Taoiseach's surprise I didn't go to 1916 events is baffling, says Foster
Arlene Foster has said she believes that those who wrote the 1916 Easter Proclamation "had no legitimacy and weren't speaking for anybody but themselves".
The First Minister declined to attend the commemorations in Dublin at the weekend, describing the republican rebellion "as a violent act that killed many hundreds of Irish people".
"As such I don't think it was right to commemorate an attack on a State that I believe in," she said.
Taoiseach Enda Kenny expressed his disappointment at her refusal to attend the official event.
"I don't know how he was disappointed or indeed surprised given that I am a very strong unionist who believes in the Union between Northern Ireland and the rest of the United Kingdom," Mrs Foster told the Irish Times.
"I am not going to be involved in anything that is going to attack or denigrate that Union. I can't understand why he is disappointed. Surely he should have understood, given my strong views, that I would not be attending."
The First Minister added that she did acknowledge that everyone who was killed including British soldiers and police officers had been recognised on Easter Sunday, "and at least that was progress".
Mrs Foster did attend a Church of Ireland event in Dublin in February to mark the centenary of the Rising which included contributions from historians from across Ireland.

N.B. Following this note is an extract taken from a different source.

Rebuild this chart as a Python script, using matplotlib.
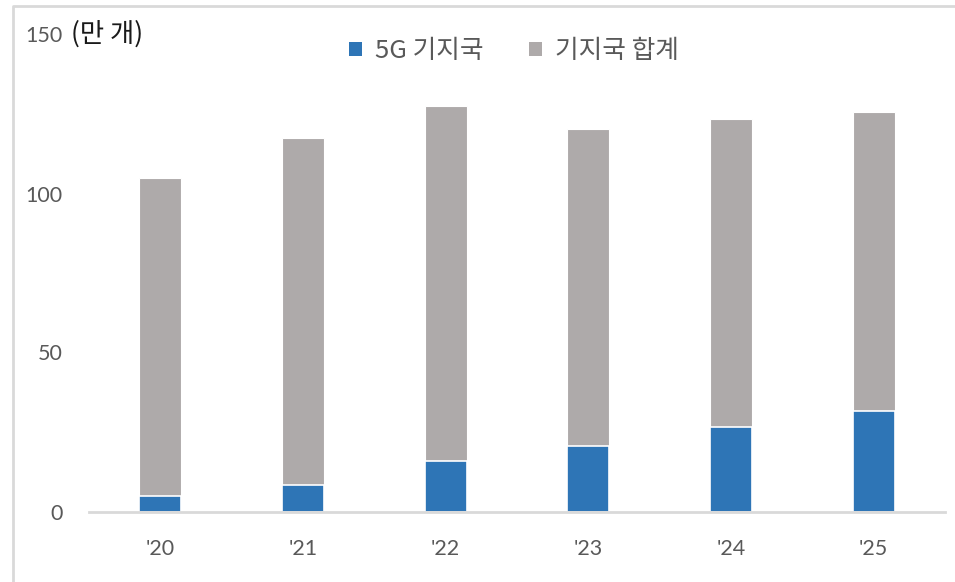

The DUP leader said she found it "very offensive" that some of those involved in 1916 would seek to equate it with the rising of Jesus Christ.
President Michael D Higgins said on Easter Monday that the 1916 leaders were "advanced thinkers, selfless women and men, who took all the risks to ensure that the children of Ireland would, in the future, live in freedom and access their fair share of Ireland's prosperity".
Mrs Foster disagreed, saying: "I think a lot of them were egotistical who were doing it to bring glory upon themselves, they had no democratic backing. I don't see them as selfless individuals at all."
President Higgins also suggested Britain's "imperial triumphalism" should be re-examined.
"I think he needs to re-examine what he is saying because for a lot of us the legacy of 1916 has been continued violence, particularly in Northern Ireland," said Mrs Foster.
Hearing republicans comparing what happened in the Rising with the role of the IRA during the Troubles was difficult for Mrs Foster. She added: "I am concerned by the fact that 1916 is used to legitimise what happened in Northern Ireland over many years and is continuing to be used by republicans for violence. People talk about unfinished business, that is grossly offensive.
"They mean forcing those of us who believe in the Union into a united Ireland. That's not going to happen."
Mrs Foster said she was alarmed by republican organisations which "tried to claim the legacy of 1916" at the weekend, including masked men in paramilitary outfits in Coalisland in Co Tyrone and Lurgan in Co Armagh.